I checked the cuda streams related C++ code, as in torch/csrc/cuda/Stream.cpp, c10/cuda/CUDAStream.cpp, c10/core/Stream.h. These are the interfaces to cudaStream_t and how to get the streams by fetching it from stream pools. But I’m missing the linking mechanism part of how pytorch use the cuda streams by default. Could you shed some light on this, thanks in advance?

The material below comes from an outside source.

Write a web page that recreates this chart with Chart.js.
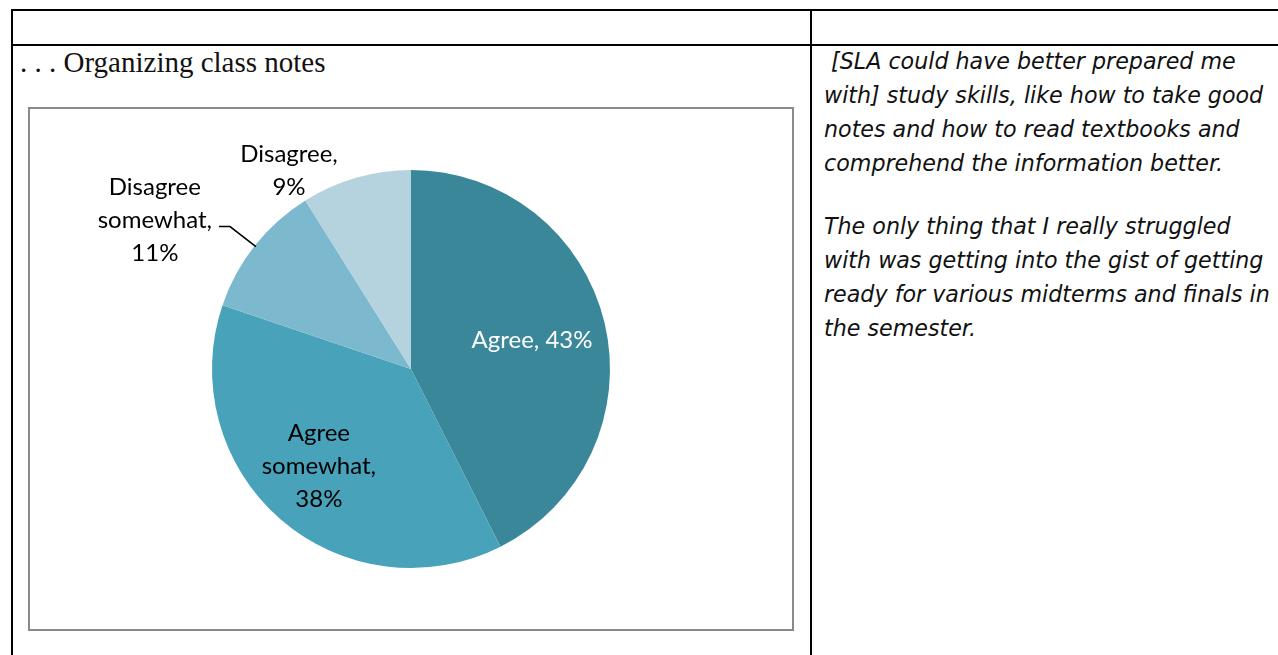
<!DOCTYPE html>
<html>
<head>
<meta charset="utf-8">
<script src="https://cdn.jsdelivr.net/npm/chart.js@4/dist/chart.umd.min.js"></script>
<style>
  html, body { margin: 0; padding: 0; background: #fff; }
  body { width: 1278px; height: 655px; position: relative; overflow: hidden; }
  .rule { position: absolute; background: #000; }
  #title {
    position: absolute; left: 20px; top: 44px;
    font-family: "Liberation Serif", "DejaVu Serif", serif;
    font-size: 29px; color: #111; white-space: nowrap; line-height: 36px;
  }
  #chartBox {
    position: absolute; left: 28px; top: 107px; width: 766px; height: 524px;
    box-sizing: border-box; border: 2px solid #898989; background: #fff;
  }
  #chartBox canvas { display: block; }
  #quote {
    position: absolute; left: 824px; top: 44px; width: 454px;
    font-family: "DejaVu Sans", "Liberation Sans", sans-serif; font-style: italic;
    font-size: 22.2px; line-height: 34px; color: #111; white-space: nowrap;
  }
  #quote p { margin: 0 0 29px 0; }
</style>
</head>
<body>
<div class="rule" style="left:11px; top:9px; width:1267px; height:2px;"></div>
<div class="rule" style="left:11px; top:44px; width:1267px; height:2px;"></div>
<div class="rule" style="left:11px; top:9px; width:2px; height:646px;"></div>
<div class="rule" style="left:810px; top:9px; width:2px; height:646px;"></div>

<div id="title">. . . Organizing class notes</div>

<div id="chartBox"><canvas id="pie" width="762" height="520"></canvas></div>

<div id="quote">
  <p>&nbsp;[SLA could have better prepared me<br>with] study skills, like how to take good<br>notes and how to read textbooks and<br>comprehend the information better.</p>
  <p>The only thing that I really struggled<br>with was getting into the gist of getting<br>ready for various midterms and finals in<br>the semester.</p>
</div>

<script>
// Survey responses: "Organizing class notes"
const categories = ["Agree", "Agree somewhat", "Disagree somewhat", "Disagree"];
const percents = [43, 38, 11, 9];
const sliceColors = ["#3A879A", "#48A2BA", "#7DB9CE", "#B5D3DF"];
const labelColors = ["#ffffff", "#000000", "#000000", "#000000"];

// Label lines: category name and percentage, wrapped like the data labels
const labelLines = [
  ["Agree, 43%"],
  ["Agree", "somewhat,", "38%"],
  ["Disagree", "somewhat,", "11%"],
  ["Disagree,", "9%"]
];

// Where each label sits relative to its slice
const labelPlacement = [
  { mode: "inside", radius: 0.625, dx: 0, dy: 0 },
  { mode: "inside", radius: 0.66, dx: -6, dy: -2 },
  { mode: "outside", dx: -100, dy: -25, leader: true },
  { mode: "outside", dx: -67, dy: -7, leader: false }
];

const pieLabels = {
  id: "pieLabels",
  afterDatasetsDraw(chart) {
    const ctx = chart.ctx;
    const meta = chart.getDatasetMeta(0);
    const lineH = 33;
    ctx.save();
    ctx.font = "24px Lato, 'Open Sans', sans-serif";
    ctx.textAlign = "center";
    ctx.textBaseline = "middle";
    meta.data.forEach((arc, i) => {
      const p = arc.getProps(["x", "y", "startAngle", "endAngle", "outerRadius"], true);
      const mid = (p.startAngle + p.endAngle) / 2;
      const place = labelPlacement[i];
      let cx, cy;
      const ex = p.x + Math.cos(mid) * p.outerRadius;
      const ey = p.y + Math.sin(mid) * p.outerRadius;
      if (place.mode === "inside") {
        cx = p.x + Math.cos(mid) * p.outerRadius * place.radius + place.dx;
        cy = p.y + Math.sin(mid) * p.outerRadius * place.radius + place.dy;
      } else {
        cx = ex + place.dx;
        cy = ey + place.dy;
      }
      const lines = labelLines[i];
      const top = cy - (lines.length - 1) * lineH / 2;
      ctx.fillStyle = labelColors[i];
      let maxW = 0;
      lines.forEach((t, k) => {
        ctx.fillText(t, cx, top + k * lineH);
        maxW = Math.max(maxW, ctx.measureText(t).width);
      });
      if (place.leader) {
        const lx = cx + maxW / 2 + 7;
        const ly = cy + 6;
        ctx.beginPath();
        ctx.strokeStyle = "#000";
        ctx.lineWidth = 1.5;
        ctx.moveTo(lx, ly);
        ctx.lineTo(lx + 11, ly);
        ctx.lineTo(ex + 1, ey + 1);
        ctx.stroke();
      }
    });
    ctx.restore();
  }
};

new Chart(document.getElementById("pie"), {
  type: "pie",
  data: {
    labels: categories,
    datasets: [{
      data: percents,
      backgroundColor: sliceColors,
      borderWidth: 0
    }]
  },
  options: {
    responsive: false,
    animation: false,
    devicePixelRatio: 1,
    layout: { padding: 61 },
    plugins: {
      legend: { display: false },
      tooltip: { enabled: false }
    }
  },
  plugins: [pieLabels]
});
</script>
</body>
</html>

[Edit]: I just checked, I think most cuda operators if not calling cudnn or cublas, that is to say, implemented in pytorch directly, as found under aten/src/ATen/native/cuda path, many of the operators when launching cuda kernels, will pass the current cuda stream as in
cudaStream_t stream = at::cuda::getCurrentCUDAStream();
For other operators call into cudnn or cublas, etc. I cannot find the cuda stream parameter passing into the calling interface, e.g. convolution as in aten/src/ATen/native/cudnn/Conv_v7.cpp:
AT_CUDNN_CHECK_WITH_SHAPES(cudnnConvolutionForward( args.handle, &one, args.idesc.desc(), input.data_ptr(), args.wdesc.desc(), weight.data_ptr(), args.cdesc.desc(), fwdAlgPerf.algo, workspace.data_ptr(), fwdAlgPerf.memory, &zero, args.odesc.desc(), output.data_ptr()), args, "Forward algorithm: ", static_cast<int>(fwdAlgPerf.algo), "\n"); }
So, I guess cudnn library will manage the cudaStreams from there on(, but unfortunately we cannot see the source code ). Am I right?
So, it might be that the libcudnn.so implemented fp16 which might use TensorCores in different algo than fp32, so it might use different cuda streams mechanisms.